[Information shown start]

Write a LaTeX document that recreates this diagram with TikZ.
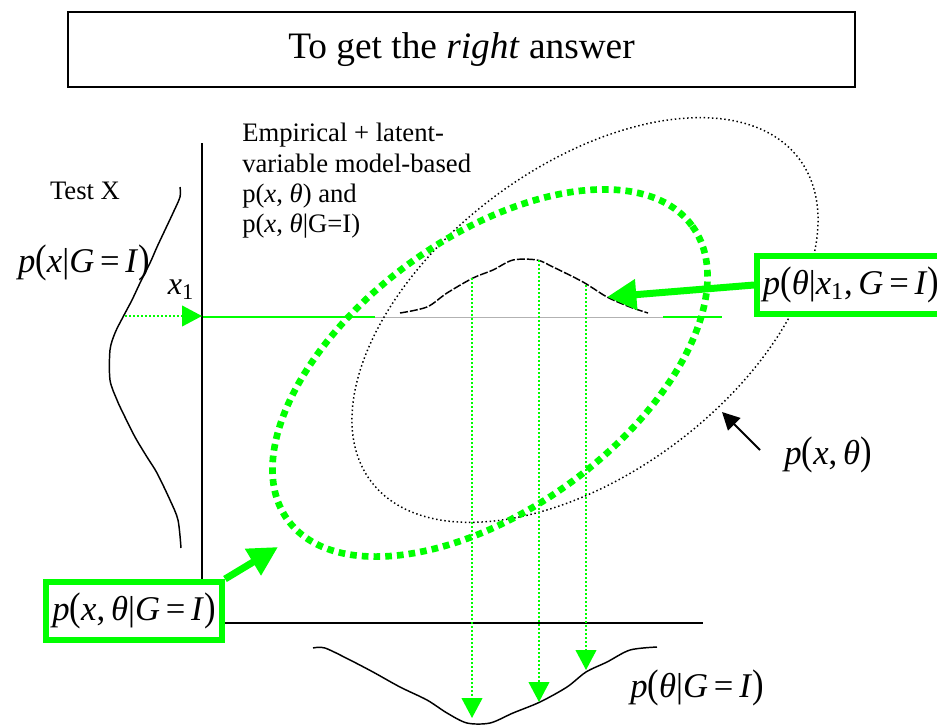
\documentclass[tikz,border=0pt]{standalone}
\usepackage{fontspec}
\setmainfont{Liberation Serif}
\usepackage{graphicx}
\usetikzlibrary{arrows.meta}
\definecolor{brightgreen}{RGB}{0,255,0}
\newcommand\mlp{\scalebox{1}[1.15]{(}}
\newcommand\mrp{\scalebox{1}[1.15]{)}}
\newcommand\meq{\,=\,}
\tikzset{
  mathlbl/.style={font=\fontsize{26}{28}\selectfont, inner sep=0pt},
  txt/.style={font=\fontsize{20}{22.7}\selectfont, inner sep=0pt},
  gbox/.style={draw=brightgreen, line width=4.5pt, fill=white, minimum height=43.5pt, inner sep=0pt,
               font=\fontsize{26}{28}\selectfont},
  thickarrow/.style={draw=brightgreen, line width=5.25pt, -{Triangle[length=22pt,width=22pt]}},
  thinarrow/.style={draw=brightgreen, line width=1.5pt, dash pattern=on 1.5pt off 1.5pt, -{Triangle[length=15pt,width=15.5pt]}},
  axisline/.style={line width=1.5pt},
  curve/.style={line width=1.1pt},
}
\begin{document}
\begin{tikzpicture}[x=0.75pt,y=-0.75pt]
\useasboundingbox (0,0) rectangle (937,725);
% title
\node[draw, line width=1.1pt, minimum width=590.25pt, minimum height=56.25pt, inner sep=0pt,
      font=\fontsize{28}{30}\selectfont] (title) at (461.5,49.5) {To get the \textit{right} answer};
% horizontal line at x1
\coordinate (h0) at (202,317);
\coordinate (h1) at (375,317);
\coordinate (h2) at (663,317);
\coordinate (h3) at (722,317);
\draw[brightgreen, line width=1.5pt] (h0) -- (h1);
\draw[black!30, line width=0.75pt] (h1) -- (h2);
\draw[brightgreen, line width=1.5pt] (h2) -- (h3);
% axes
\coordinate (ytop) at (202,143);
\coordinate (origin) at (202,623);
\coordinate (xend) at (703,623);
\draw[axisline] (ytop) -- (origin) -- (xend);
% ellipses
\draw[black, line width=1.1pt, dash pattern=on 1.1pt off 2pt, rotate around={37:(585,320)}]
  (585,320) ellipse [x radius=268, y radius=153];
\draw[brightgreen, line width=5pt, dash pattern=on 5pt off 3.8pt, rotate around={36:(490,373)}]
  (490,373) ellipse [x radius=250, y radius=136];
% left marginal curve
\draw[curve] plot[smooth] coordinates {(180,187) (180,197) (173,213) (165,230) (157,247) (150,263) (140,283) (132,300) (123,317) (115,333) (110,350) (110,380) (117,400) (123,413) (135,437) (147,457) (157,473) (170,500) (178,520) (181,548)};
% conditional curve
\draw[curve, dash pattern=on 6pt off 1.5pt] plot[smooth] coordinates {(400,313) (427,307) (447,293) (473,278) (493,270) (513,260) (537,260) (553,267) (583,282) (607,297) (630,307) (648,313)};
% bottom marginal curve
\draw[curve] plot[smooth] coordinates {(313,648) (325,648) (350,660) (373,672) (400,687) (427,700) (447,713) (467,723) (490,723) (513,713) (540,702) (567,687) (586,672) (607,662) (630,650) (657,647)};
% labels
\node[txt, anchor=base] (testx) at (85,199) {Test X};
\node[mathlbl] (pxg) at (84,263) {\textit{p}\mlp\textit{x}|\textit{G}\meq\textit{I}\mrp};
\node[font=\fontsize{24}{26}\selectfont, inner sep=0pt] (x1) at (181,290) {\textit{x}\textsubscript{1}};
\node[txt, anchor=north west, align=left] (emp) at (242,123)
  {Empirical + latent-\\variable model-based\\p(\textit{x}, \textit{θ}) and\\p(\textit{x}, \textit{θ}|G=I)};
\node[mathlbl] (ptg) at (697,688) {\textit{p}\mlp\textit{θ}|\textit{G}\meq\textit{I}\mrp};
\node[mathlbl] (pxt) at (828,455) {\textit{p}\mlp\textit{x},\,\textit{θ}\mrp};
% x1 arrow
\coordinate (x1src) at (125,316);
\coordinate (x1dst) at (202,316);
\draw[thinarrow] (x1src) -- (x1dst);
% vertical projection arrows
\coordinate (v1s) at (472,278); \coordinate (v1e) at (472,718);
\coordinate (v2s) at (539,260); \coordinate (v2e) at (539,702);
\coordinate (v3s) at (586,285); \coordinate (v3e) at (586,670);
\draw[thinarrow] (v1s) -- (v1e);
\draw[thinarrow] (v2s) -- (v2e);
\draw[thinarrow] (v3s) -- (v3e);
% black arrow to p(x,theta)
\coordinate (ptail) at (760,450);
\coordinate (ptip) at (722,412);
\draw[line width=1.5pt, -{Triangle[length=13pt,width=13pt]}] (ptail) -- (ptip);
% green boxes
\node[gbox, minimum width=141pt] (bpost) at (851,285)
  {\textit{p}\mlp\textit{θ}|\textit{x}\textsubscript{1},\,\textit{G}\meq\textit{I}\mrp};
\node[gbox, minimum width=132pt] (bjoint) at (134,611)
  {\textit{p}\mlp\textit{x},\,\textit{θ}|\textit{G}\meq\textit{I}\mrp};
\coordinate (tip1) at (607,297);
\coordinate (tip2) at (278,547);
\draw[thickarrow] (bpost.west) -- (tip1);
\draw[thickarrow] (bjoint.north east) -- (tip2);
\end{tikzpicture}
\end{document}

[Information shown end]

**Your task**
Word for word, quote the lines above. Omit the pictures.

**Answer in full**
Write a LaTeX document that recreates this diagram with TikZ.
\documentclass[tikz,border=0pt]{standalone}
\usepackage{fontspec}
\setmainfont{Liberation Serif}
\usepackage{graphicx}
\usetikzlibrary{arrows.meta}
\definecolor{brightgreen}{RGB}{0,255,0}
\newcommand\mlp{\scalebox{1}[1.15]{(}}
\newcommand\mrp{\scalebox{1}[1.15]{)}}
\newcommand\meq{\,=\,}
\tikzset{
  mathlbl/.style={font=\fontsize{26}{28}\selectfont, inner sep=0pt},
  txt/.style={font=\fontsize{20}{22.7}\selectfont, inner sep=0pt},
  gbox/.style={draw=brightgreen, line width=4.5pt, fill=white, minimum height=43.5pt, inner sep=0pt,
               font=\fontsize{26}{28}\selectfont},
  thickarrow/.style={draw=brightgreen, line width=5.25pt, -{Triangle[length=22pt,width=22pt]}},
  thinarrow/.style={draw=brightgreen, line width=1.5pt, dash pattern=on 1.5pt off 1.5pt, -{Triangle[length=15pt,width=15.5pt]}},
  axisline/.style={line width=1.5pt},
  curve/.style={line width=1.1pt},
}
\begin{document}
\begin{tikzpicture}[x=0.75pt,y=-0.75pt]
\useasboundingbox (0,0) rectangle (937,725);
% title
\node[draw, line width=1.1pt, minimum width=590.25pt, minimum height=56.25pt, inner sep=0pt,
      font=\fontsize{28}{30}\selectfont] (title) at (461.5,49.5) {To get the \textit{right} answer};
% horizontal line at x1
\coordinate (h0) at (202,317);
\coordinate (h1) at (375,317);
\coordinate (h2) at (663,317);
\coordinate (h3) at (722,317);
\draw[brightgreen, line width=1.5pt] (h0) -- (h1);
\draw[black!30, line width=0.75pt] (h1) -- (h2);
\draw[brightgreen, line width=1.5pt] (h2) -- (h3);
% axes
\coordinate (ytop) at (202,143);
\coordinate (origin) at (202,623);
\coordinate (xend) at (703,623);
\draw[axisline] (ytop) -- (origin) -- (xend);
% ellipses
\draw[black, line width=1.1pt, dash pattern=on 1.1pt off 2pt, rotate around={37:(585,320)}]
  (585,320) ellipse [x radius=268, y radius=153];
\draw[brightgreen, line width=5pt, dash pattern=on 5pt off 3.8pt, rotate around={36:(490,373)}]
  (490,373) ellipse [x radius=250, y radius=136];
% left marginal curve
\draw[curve] plot[smooth] coordinates {(180,187) (180,197) (173,213) (165,230) (157,247) (150,263) (140,283) (132,300) (123,317) (115,333) (110,350) (110,380) (117,400) (123,413) (135,437) (147,457) (157,473) (170,500) (178,520) (181,548)};
% conditional curve
\draw[curve, dash pattern=on 6pt off 1.5pt] plot[smooth] coordinates {(400,313) (427,307) (447,293) (473,278) (493,270) (513,260) (537,260) (553,267) (583,282) (607,297) (630,307) (648,313)};
% bottom marginal curve
\draw[curve] plot[smooth] coordinates {(313,648) (325,648) (350,660) (373,672) (400,687) (427,700) (447,713) (467,723) (490,723) (513,713) (540,702) (567,687) (586,672) (607,662) (630,650) (657,647)};
% labels
\node[txt, anchor=base] (testx) at (85,199) {Test X};
\node[mathlbl] (pxg) at (84,263) {\textit{p}\mlp\textit{x}|\textit{G}\meq\textit{I}\mrp};
\node[font=\fontsize{24}{26}\selectfont, inner sep=0pt] (x1) at (181,290) {\textit{x}\textsubscript{1}};
\node[txt, anchor=north west, align=left] (emp) at (242,123)
  {Empirical + latent-\\variable model-based\\p(\textit{x}, \textit{θ}) and\\p(\textit{x}, \textit{θ}|G=I)};
\node[mathlbl] (ptg) at (697,688) {\textit{p}\mlp\textit{θ}|\textit{G}\meq\textit{I}\mrp};
\node[mathlbl] (pxt) at (828,455) {\textit{p}\mlp\textit{x},\,\textit{θ}\mrp};
% x1 arrow
\coordinate (x1src) at (125,316);
\coordinate (x1dst) at (202,316);
\draw[thinarrow] (x1src) -- (x1dst);
% vertical projection arrows
\coordinate (v1s) at (472,278); \coordinate (v1e) at (472,718);
\coordinate (v2s) at (539,260); \coordinate (v2e) at (539,702);
\coordinate (v3s) at (586,285); \coordinate (v3e) at (586,670);
\draw[thinarrow] (v1s) -- (v1e);
\draw[thinarrow] (v2s) -- (v2e);
\draw[thinarrow] (v3s) -- (v3e);
% black arrow to p(x,theta)
\coordinate (ptail) at (760,450);
\coordinate (ptip) at (722,412);
\draw[line width=1.5pt, -{Triangle[length=13pt,width=13pt]}] (ptail) -- (ptip);
% green boxes
\node[gbox, minimum width=141pt] (bpost) at (851,285)
  {\textit{p}\mlp\textit{θ}|\textit{x}\textsubscript{1},\,\textit{G}\meq\textit{I}\mrp};
\node[gbox, minimum width=132pt] (bjoint) at (134,611)
  {\textit{p}\mlp\textit{x},\,\textit{θ}|\textit{G}\meq\textit{I}\mrp};
\coordinate (tip1) at (607,297);
\coordinate (tip2) at (278,547);
\draw[thickarrow] (bpost.west) -- (tip1);
\draw[thickarrow] (bjoint.north east) -- (tip2);
\end{tikzpicture}
\end{document}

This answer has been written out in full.